== YOUR GOAL ==
Write out every line exactly, from the start of the records below to the line with "plt.rcParams['font.family'] = ['Lato', 'DejaVu", and stop there. Don't write out the pictures.

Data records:

****************

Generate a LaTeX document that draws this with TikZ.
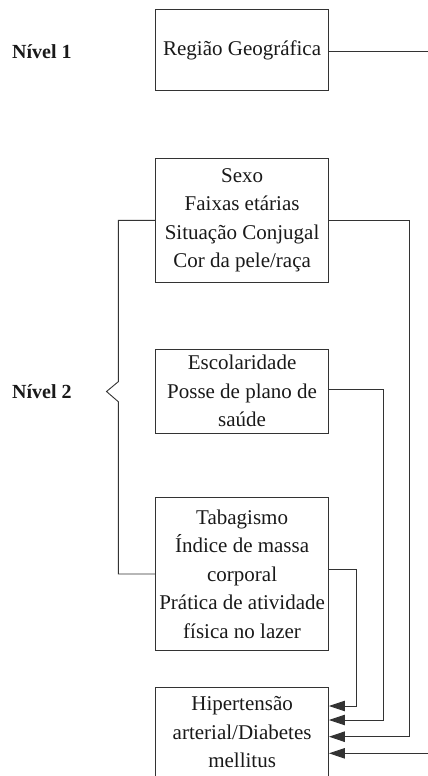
\documentclass[tikz,border=0pt]{standalone}
\usepackage{fontspec}
\setmainfont{Liberation Serif}
\usetikzlibrary{arrows.meta,calc}
\begin{document}
\begin{tikzpicture}[x=1pt,y=-1pt,
  box/.style={draw=black!80,line width=0.9pt,inner sep=0pt,minimum width=172.8pt,
    align=center,text=black!90,font=\fontsize{21}{28.5}\selectfont},
  conn/.style={draw=black!80,line width=0.9pt},
  arr/.style={conn,-{Triangle[length=16pt,width=10.5pt]}},
  lvl/.style={anchor=west,inner sep=0pt,font=\fontsize{20}{22}\selectfont\bfseries,text=black!90}]
\useasboundingbox (0,0) rectangle (428,776);
\node[box,minimum height=80.7pt] (b1) at (242.1,50.3) {Região Geográfica};
\node[box,minimum height=124pt] (b2) at (242.1,220.3) {Sexo\\Faixas etárias\\Situação Conjugal\\Cor da pele/raça};
\node[box,minimum height=84.3pt] (b3) at (242.1,391.2) {Escolaridade\\Posse de plano de\\saúde};
\node[box,minimum height=153.4pt] (b4) at (242.1,574) {Tabagismo\\Índice de massa\\corporal\\Prática de atividade\\física no lazer};
\node[box,minimum height=89.7pt] (b5) at (242.1,732.2) {Hipertensão\\arterial/Diabetes\\mellitus};
\node[lvl] (n1) at (12,52) {Nível 1};
\node[lvl] (n2) at (12,392) {Nível 2};
% bracket
\coordinate (q1) at (118.3,220.3);
\coordinate (q2) at (118.3,381.7);
\coordinate (q3) at (106.5,391.5);
\coordinate (q4) at (118.3,401.7);
\draw[conn] (b2.west) -- (q1) -- (q2) -- (q3) -- (q4) |- (b4.west);
% connectors to outcome
\coordinate (k4) at (356.7,706);
\coordinate (k3) at (383.3,720);
\coordinate (k2) at (409.3,736.7);
\coordinate (k1) at (440,753.3);
\draw[arr] ([yshift=4.7pt]b4.east) -| (k4) -- (k4 -| b5.east);
\draw[arr] ([yshift=1.9pt]b3.east) -| (k3) -- (k3 -| b5.east);
\draw[arr] (b2.east) -| (k2) -- (k2 -| b5.east);
\draw[arr] ([yshift=-0.7pt]b1.east) -| (k1) -- (k1 -| b5.east);
\end{tikzpicture}
\end{document}
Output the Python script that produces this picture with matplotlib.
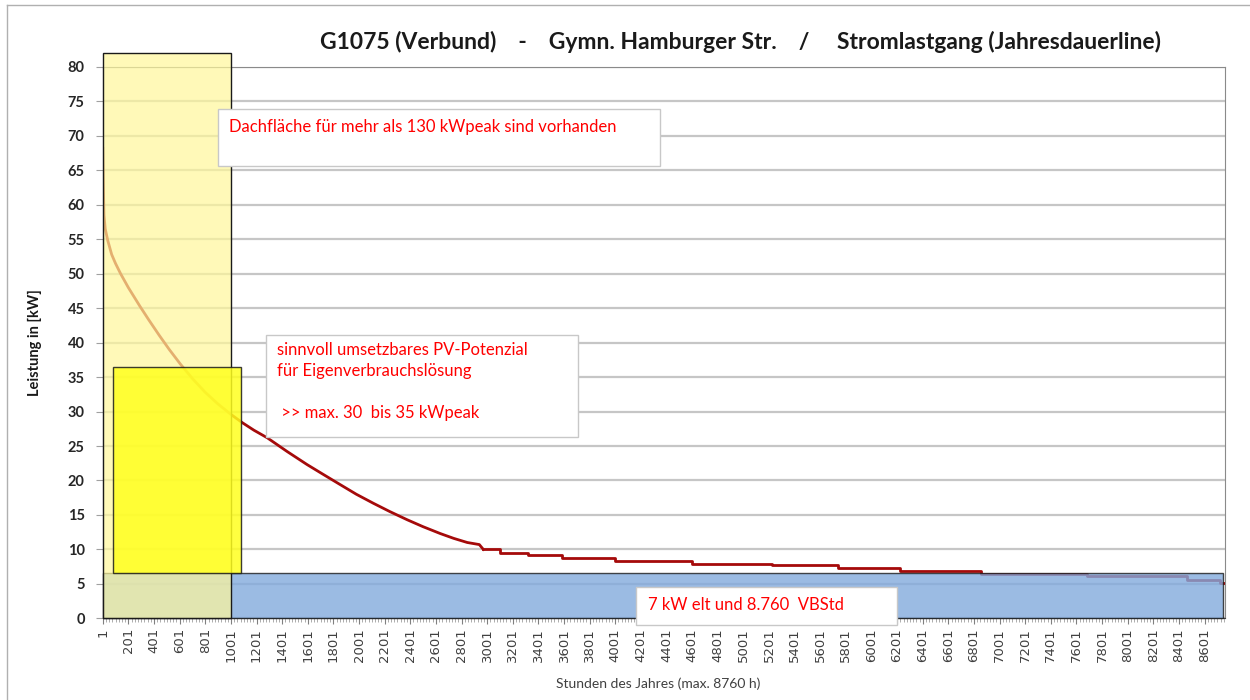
import matplotlib.pyplot as plt
from matplotlib.patches import Rectangle

plt.rcParams['font.family'] = ['Lato', 'DejaVu Sans']

curve_h = [1, 5, 10, 20, 40, 70, 100, 140, 200, 290, 360, 440, 520, 606, 700, 800, 900,
           1000, 1089, 1180, 1284, 1440, 1596, 1720, 1854, 1980, 2112, 2240, 2377, 2500,
           2635, 2740, 2846, 2940, 2971]
curve_kw = [68.2, 63.0, 58.5, 56.5, 54.8, 52.8, 51.5, 50.0, 48.0, 45.3, 43.3, 41.1, 39.0,
            36.9, 34.8, 32.8, 31.1, 29.6, 28.4, 27.3, 26.2, 24.2, 22.3, 20.9, 19.4, 18.0,
            16.7, 15.5, 14.3, 13.3, 12.3, 11.6, 11.0, 10.7, 10.0]

# flacher Teil als Treppe
step_h = [2971, 3104, 3322, 3588, 4002, 4603, 5227, 5742, 6226, 6858, 7685, 8465, 8723, 8760]
step_kw = [10.0, 9.5, 9.15, 8.75, 8.3, 7.9, 7.7, 7.3, 6.85, 6.45, 6.1, 5.5, 5.1, 5.1]

hours_total = 8760
x_ticks = list(range(1, 8602, 200))
y_ticks = list(range(0, 81, 5))

title = 'G1075 (Verbund)    -    Gymn. Hamburger Str.    /     Stromlastgang (Jahresdauerline)'
note_roof = 'Dachfläche für mehr als 130 kWpeak sind vorhanden'
note_pv = 'sinnvoll umsetzbares PV-Potenzial\nfür Eigenverbrauchslösung\n\n >> max. 30  bis 35 kWpeak'
note_base = '7 kW elt und 8.760  VBStd'

fig = plt.figure(figsize=(12.5, 7), dpi=100)
ax = fig.add_axes([0.0822, 0.1167, 0.98 - 0.0822, 0.9043 - 0.1167])

# Rahmen um das Diagramm
fig.add_artist(plt.Line2D([7 / 1250, 7 / 1250], [0, 1 - 5 / 700], color='#b0b0b0', lw=1))
fig.add_artist(plt.Line2D([7 / 1250, 1], [1 - 5 / 700, 1 - 5 / 700], color='#b0b0b0', lw=1))

ax.plot(curve_h, curve_kw, color='#A50A0A', lw=2.0, zorder=2)
ax.plot(step_h, step_kw, color='#A50A0A', lw=2.0, zorder=2, drawstyle='steps-post')

# Flaechen
ax.add_patch(Rectangle((0.5, 0), 8744, 6.55, facecolor='#82AADD', alpha=0.8,
                       edgecolor='#1a1a1a', lw=1, zorder=3, clip_on=False))
ax.add_patch(Rectangle((0.5, 0), 1000.5, 82.1, facecolor='#FFF79B', alpha=0.7,
                       edgecolor='none', zorder=4, clip_on=False))
ax.add_patch(Rectangle((0.5, 0), 1000.5, 82.1, facecolor='none',
                       edgecolor='#1a1a1a', lw=1, zorder=4, clip_on=False))
ax.add_patch(Rectangle((81, 6.55), 1000, 29.95, facecolor='#FFFF1E', alpha=0.85,
                       edgecolor='#1a1a1a', lw=1, zorder=5, clip_on=False))

# Textboxen
box_kw = dict(facecolor='white', edgecolor='#c8c8c8', lw=1, zorder=6, clip_on=False)
ax.add_patch(Rectangle((901, 65.7), 3447, 8.2, **box_kw))
ax.add_patch(Rectangle((1276, 26.3), 2436, 14.8, **box_kw))
ax.add_patch(Rectangle((4164, -1.0), 2037, 5.5, **box_kw))

ax.text(988, 71.3, note_roof, color='#FF0000', fontsize=12, va='center', zorder=7)
ax.text(1362, 40.1, note_pv, color='#FF0000', fontsize=12, va='top', zorder=7,
        linespacing=1.38)
ax.text(4257, 2.0, note_base, color='#FF0000', fontsize=12, va='center', zorder=7,
        clip_on=False)

ax.set_xlim(0.5, hours_total + 0.5)
ax.set_ylim(0, 80)
ax.set_yticks(y_ticks)
ax.set_yticklabels([str(v) for v in y_ticks], fontweight='bold', fontsize=10.5, color='#262626')
ax.set_xticks(x_ticks)
ax.set_xticklabels([str(v) for v in x_ticks], rotation=90, fontsize=9.5, color='#404040',
                   family=['DejaVu Sans'])
ax.set_xticks(list(range(1, hours_total, 25)), minor=True)
ax.tick_params(axis='x', which='major', length=4, color='#808080', pad=3)
ax.tick_params(axis='x', which='minor', length=3, color='#a0a0a0')
ax.tick_params(axis='y', length=5, color='#a0a0a0', pad=8)

ax.grid(axis='y', color='#c6c6c6', lw=1.6)
ax.set_axisbelow(True)
for side in ['left', 'right', 'top']:
    ax.spines[side].set_color('#8a8a8a')
ax.spines['bottom'].set_color('#404040')

ax.set_ylabel('Leistung in [kW]', fontsize=10.5, fontweight='bold', color='#1a1a1a')
ax.yaxis.set_label_coords(-0.054, 0.5)
ax.set_xlabel('Stunden des Jahres (max. 8760 h)', fontsize=10, color='#404040')
ax.xaxis.set_label_coords(0.495, -0.108)

fig.text(740 / 1250, 1 - 42 / 700, title, ha='center', va='center', fontsize=16.5,
         fontweight='bold', color='#1a1a1a')

fig.savefig('out.png', dpi=100)
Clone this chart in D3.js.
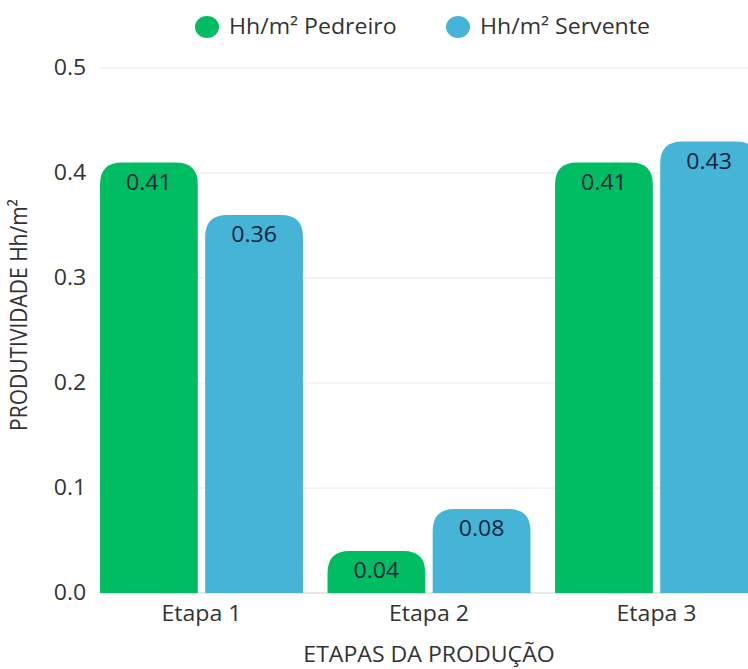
<!DOCTYPE html>
<html><head><meta charset="utf-8">
<script src="https://cdn.jsdelivr.net/npm/d3@7"></script>
<style>body{margin:0;background:#fff;font-family:"Open Sans",sans-serif;}</style>
</head><body><svg id="c" width="748" height="669"></svg>
<script>
const categories = ["Etapa 1","Etapa 2","Etapa 3"];
const seriesNames = ["Hh/m² Pedreiro","Hh/m² Servente"];
const pedreiro = [0.41, 0.04, 0.41];
const servente = [0.36, 0.08, 0.43];
const yTicks = [0.0, 0.1, 0.2, 0.3, 0.4, 0.5];
const colors = ["#00BC62","#45B4D6"];

const svg = d3.select("#c");
const FS = 21, SX = 1.1;
const x0 = 100, x1 = 758, yTop = 68, yBot = 593;
const x = d3.scaleBand().domain(categories).range([x0, x1]).paddingInner(0.108).paddingOuter(0);
const xs = d3.scaleBand().domain(seriesNames).range([0, x.bandwidth()]).paddingInner(0.07);
const y = d3.scaleLinear().domain([0, 0.5]).range([yBot, yTop]);

function stretched(sel, fx, fy){
  return sel.attr("transform", (d,i)=>`translate(${fx(d,i)},${fy(d,i)}) scale(${SX},1)`);
}

// gridlines
svg.append("g").selectAll("line").data(yTicks).join("line")
  .attr("x1", x0).attr("x2", 748).attr("y1", d=>y(d)).attr("y2", d=>y(d))
  .attr("stroke", d=> d===0 ? "#cfcfcf" : "#e8e8e8").attr("stroke-width", 1);

// y tick labels
stretched(svg.append("g").selectAll("text").data(yTicks).join("text"), ()=>70, d=>y(d))
  .attr("dy","0.35em").attr("text-anchor","middle")
  .attr("font-size", FS).attr("fill","#333").text(d=>d.toFixed(1));

const data = categories.map((c,i)=>({cat:c, vals:[pedreiro[i], servente[i]]}));
function topRounded(xp, yp, w, h, r){
  r = Math.min(r, h, w/2);
  return `M${xp},${yp+h}V${yp+r}Q${xp},${yp} ${xp+r},${yp}H${xp+w-r}Q${xp+w},${yp} ${xp+w},${yp+r}V${yp+h}Z`;
}
const g = svg.append("g").selectAll("g").data(data).join("g")
  .attr("transform", d=>`translate(${x(d.cat)},0)`);
const bars = g.selectAll("g").data(d=>d.vals.map((v,k)=>({v, s:seriesNames[k], k}))).join("g");
bars.append("path")
  .attr("d", d=>topRounded(xs(d.s), y(d.v), xs.bandwidth(), yBot - y(d.v), 22))
  .attr("fill", d=>colors[d.k]);
stretched(bars.append("text"), d=>xs(d.s)+xs.bandwidth()/2, d=>y(d.v)+27)
  .attr("text-anchor","middle").attr("font-size",FS).attr("fill","#15243a")
  .text(d=>d.v.toFixed(2));

// x labels
stretched(svg.append("g").selectAll("text").data(categories).join("text"), d=>x(d)+x.bandwidth()/2, ()=>621)
  .attr("text-anchor","middle").attr("font-size",FS).attr("fill","#333").text(d=>d);

svg.append("text").attr("transform", `translate(${(x0+x1)/2},662) scale(${SX},1)`).attr("text-anchor","middle")
  .attr("font-size",FS).attr("fill","#333").text("ETAPAS DA PRODUÇÃO");
svg.append("text").attr("transform",`translate(27,315) scale(${SX},1) rotate(-90)`)
  .attr("text-anchor","middle").attr("font-size",FS).attr("fill","#333").text("PRODUTIVIDADE Hh/m²");

// legend
const leg = svg.append("g");
const lx = [207, 458];
seriesNames.forEach((s,i)=>{
  leg.append("ellipse").attr("cx", lx[i]).attr("cy", 27).attr("rx", 12).attr("ry", 11).attr("fill", colors[i]);
  leg.append("text").attr("transform", `translate(${lx[i]+22},27) scale(${SX},1)`).attr("dy","0.35em")
    .attr("font-size",FS).attr("fill","#333").text(s);
});
</script></body></html>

****************

== TASK RESPONSE ==
Generate a LaTeX document that draws this with TikZ.
\documentclass[tikz,border=0pt]{standalone}
\usepackage{fontspec}
\setmainfont{Liberation Serif}
\usetikzlibrary{arrows.meta,calc}
\begin{document}
\begin{tikzpicture}[x=1pt,y=-1pt,
  box/.style={draw=black!80,line width=0.9pt,inner sep=0pt,minimum width=172.8pt,
    align=center,text=black!90,font=\fontsize{21}{28.5}\selectfont},
  conn/.style={draw=black!80,line width=0.9pt},
  arr/.style={conn,-{Triangle[length=16pt,width=10.5pt]}},
  lvl/.style={anchor=west,inner sep=0pt,font=\fontsize{20}{22}\selectfont\bfseries,text=black!90}]
\useasboundingbox (0,0) rectangle (428,776);
\node[box,minimum height=80.7pt] (b1) at (242.1,50.3) {Região Geográfica};
\node[box,minimum height=124pt] (b2) at (242.1,220.3) {Sexo\\Faixas etárias\\Situação Conjugal\\Cor da pele/raça};
\node[box,minimum height=84.3pt] (b3) at (242.1,391.2) {Escolaridade\\Posse de plano de\\saúde};
\node[box,minimum height=153.4pt] (b4) at (242.1,574) {Tabagismo\\Índice de massa\\corporal\\Prática de atividade\\física no lazer};
\node[box,minimum height=89.7pt] (b5) at (242.1,732.2) {Hipertensão\\arterial/Diabetes\\mellitus};
\node[lvl] (n1) at (12,52) {Nível 1};
\node[lvl] (n2) at (12,392) {Nível 2};
% bracket
\coordinate (q1) at (118.3,220.3);
\coordinate (q2) at (118.3,381.7);
\coordinate (q3) at (106.5,391.5);
\coordinate (q4) at (118.3,401.7);
\draw[conn] (b2.west) -- (q1) -- (q2) -- (q3) -- (q4) |- (b4.west);
% connectors to outcome
\coordinate (k4) at (356.7,706);
\coordinate (k3) at (383.3,720);
\coordinate (k2) at (409.3,736.7);
\coordinate (k1) at (440,753.3);
\draw[arr] ([yshift=4.7pt]b4.east) -| (k4) -- (k4 -| b5.east);
\draw[arr] ([yshift=1.9pt]b3.east) -| (k3) -- (k3 -| b5.east);
\draw[arr] (b2.east) -| (k2) -- (k2 -| b5.east);
\draw[arr] ([yshift=-0.7pt]b1.east) -| (k1) -- (k1 -| b5.east);
\end{tikzpicture}
\end{document}
Output the Python script that produces this picture with matplotlib.
import matplotlib.pyplot as plt
from matplotlib.patches import Rectangle

plt.rcParams['font.family'] = ['Lato', 'DejaVu Sans']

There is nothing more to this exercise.